Da die Hirnblutung auf der linken Seite stattgefunden hat, war die rechte Körperhälfte gelähmt sowie das gesamte Sprachzentrum stark betroffen. Andrin konnte weder schlucken, sprechen noch seine rechte Seite bewegen. Kognitiv war er relativ schnell wieder fit und hat seine Situation realisiert, was zusätzlich zu vielen Tränen führte. Nach mehr als vier Wochen auf der chirurgischen Intensivstation des Kantonsspital SG kam der Übertritt zur Rehabilitationsklink nach Affoltern am Albis, bei der er bis Ende des Jahres bleiben musste (elf Monate).

Mittlerweile sind fast vier Jahre vergangen und Andrin hat sich wortwörtlich in ein neues Leben zurück gekämpft.

Er besucht nun jährlich für ca. sechs Wochen die Rehaklinik in Valens zur Re- Rehabilitation und erzielt immer noch weitere Fortschritte. Mittlerweile kann er mit Hilfe einer Fussheberschiene wieder selbständig gehen und konnte den Rollstuhl und Gehstock in der Reha zurücklassen. Seine Sprache ist fast zurück und das Schreiben (linkshändig) und Lesen funktioniert mit sehr viel Geduld und Übung immer besser. Die Feinmotorik der rechten Hand macht ihm noch viel Mühe.

Geduldig besucht er sechsmal wöchentlich sein grossartiges Therapeuten-Team zur Ergo, Logo und Physio. Er wohnt wieder zuhause und arbeitet in einer Tagesstruktur beim Viv (ehem. Quimby-Huus) in Winkeln, wo er sich in verschiedenen Kreativ- Ateliers verwirklichen kann. Den Lehrvertrag zum Elektriker mussten wir leider auflösen und den Beruf musste er schweren Herzens loslassen.

Andrin hat nie aufgegeben und sich zum Glück nur selten in sein Schneckenhaus zurückgezogen. Im Gegenteil, er erzählt gerne über sein Schicksal und freut sich, wenn sich jemand dafür interessiert.

Wir wollten, dass Andrin seine gesamten Ressourcen zur Rehabilitation aufbringen kann und ihm genügend Energie bleibt, die vielen Therapien zu meistern. Langsam ist Andrin soweit und möchte einen Schritt weitergehen... Seine Ziele sind klar. Er würde gerne eine Ausbildung im sozialen Bereich absolvieren und Menschen mit Einschränkungen unterstützen. Vielleicht ergibt sich für ihn einmal die Möglichkeit, in einer solchen Institution wie dem Viv zu arbeiten.

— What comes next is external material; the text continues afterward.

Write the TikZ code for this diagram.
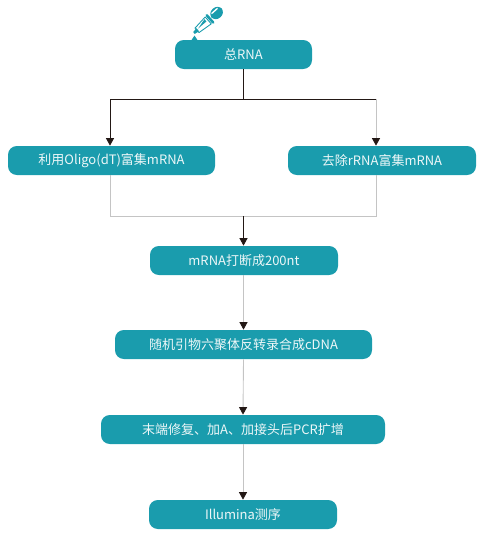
\documentclass[tikz,border=0pt]{standalone}
\usepackage{fontspec}
\usetikzlibrary{arrows.meta}
\newfontfamily\cjkfont{Noto Sans CJK SC}
\definecolor{stepFill}{HTML}{1A9CAD}
\definecolor{lineGray}{HTML}{C4C4C4}
\definecolor{lineDark}{HTML}{231815}

\begin{document}
\begin{tikzpicture}[
  x=.02cm,y=-.02cm,
  font=\cjkfont\fontsize{7.4pt}{9pt}\selectfont,
  box/.style={rectangle,rounded corners=5pt,fill=stepFill,text=white!92!stepFill,minimum height=29*.02cm,inner sep=0pt,align=center},
  edge/.style={-{Triangle[length=1.5mm,width=1.6mm,color=lineDark]},line width=.5pt,draw=lineDark},
  edgegray/.style={edge,draw=lineGray},
  plain/.style={line width=.5pt,draw=lineDark},
  plaingray/.style={line width=.5pt,draw=lineGray}
]
\useasboundingbox (0,0) rectangle (488,538);
\node[box,minimum width=137*.02cm] (total) at (243.5,54.5) {总RNA};
\node[box,minimum width=207*.02cm] (oligo) at (111.5,160.5) {利用Oligo(dT)富集mRNA};
\node[box,minimum width=188*.02cm] (rrna) at (382,160.5) {去除rRNA富集mRNA};
\node[box,minimum width=188*.02cm] (frag) at (244,260.5) {mRNA打断成200nt};
\node[box,minimum width=257*.02cm] (cdna) at (243.5,344.5) {随机引物六聚体反转录合成cDNA};
\node[box,minimum width=284*.02cm] (repair) at (243,429.5) {末端修复、加A、加接头后PCR扩增};
\node[box,minimum width=188*.02cm] (seq) at (243,514.5) {Illumina测序};
\coordinate (split) at (243.5,99);
\coordinate (join) at (243.5,216);

% Upper fork: the right drop is gray below a dark bar.
\draw[plain] (total.south) -- (split);
\draw[edge] (split) -| ([xshift=-1.5*.02cm]oligo.north);
\draw[plain] (split) -- ([xshift=-6*.02cm]rrna.north |- split);
\draw[edgegray] ([xshift=-6*.02cm]rrna.north |- split) -- ([xshift=-6*.02cm]rrna.north);
\draw[plaingray] ([xshift=-1.5*.02cm]oligo.south) |- (join);
\draw[plaingray] ([xshift=-6*.02cm]rrna.south) |- (join);
\draw[edge] (join) -- (join |- frag.north);
\draw[edgegray] (frag.south -| cdna.north) -- (cdna.north);
\draw[edgegray] (cdna.south) -- (repair.north);
\draw[edgegray] (repair.south) -- (seq.north);

% Dropper icon over the first box.
\fill[stepFill] (191.5,40) -- (194.5,35.5) -- (197.5,40) -- cycle;
\begin{scope}[shift={(194,33)},rotate=41.5]
  \fill[stepFill] (0,-1.2) -- (5,-2) -- (5,2) -- (0,1.2) -- cycle;
  \draw[stepFill,line width=.5pt,line join=round] (4,-3) -- (19,-4.6) -- (19,4.6) -- (4,3) -- cycle;
  \fill[stepFill] (6,-.6) -- (17,-3.4) -- (17,-.4) -- cycle;
  \fill[stepFill,rounded corners=.8pt] (20,-6.2) rectangle (22.6,6.2);
  \fill[stepFill,rounded corners=3.5pt] (23.4,-5.6) rectangle (37,5.6);
  \fill[white,rounded corners=.6pt] (25.5,-3.6) rectangle (34.5,-2.2);
\end{scope}
\end{tikzpicture}
\end{document}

Andrin hat einen sehr weiten Weg hinter sich, ist noch lange nicht dort, wo er hinwill, aber auch längst nicht mehr da, wo er einmal war.

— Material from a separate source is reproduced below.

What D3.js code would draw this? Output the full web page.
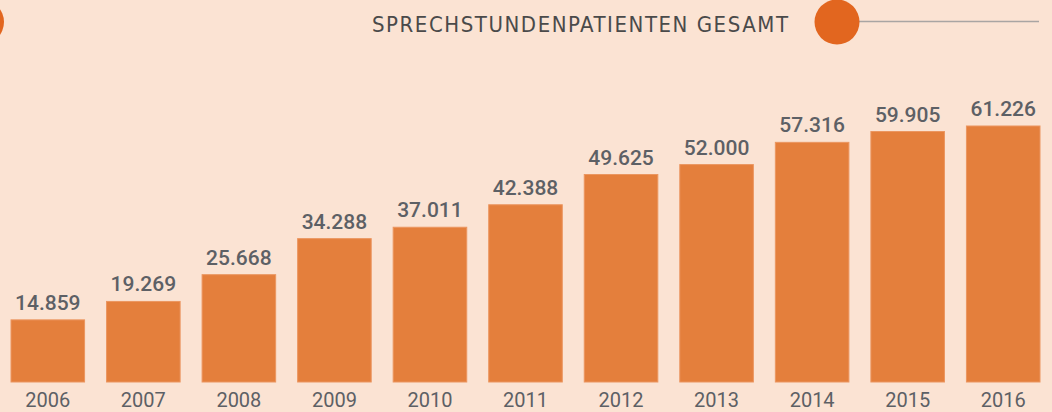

Für uns ist es ein Wunder wie er mit seinem wunderbaren Humor alle zum Lachen bringt und mit seiner Selbstironie auch bei schwierigen Themen Brücken bauen kann. Er wurde über Nacht erwachsen und ist heute ein tiefgründiger, junger Mann. Wir sind stolz auf Andrin, hoffnungsvoll und überzeugt, dass sein Weg noch schöne Momente aufzeigen wird. Auch wenn dieser oft steinig und unfair scheint.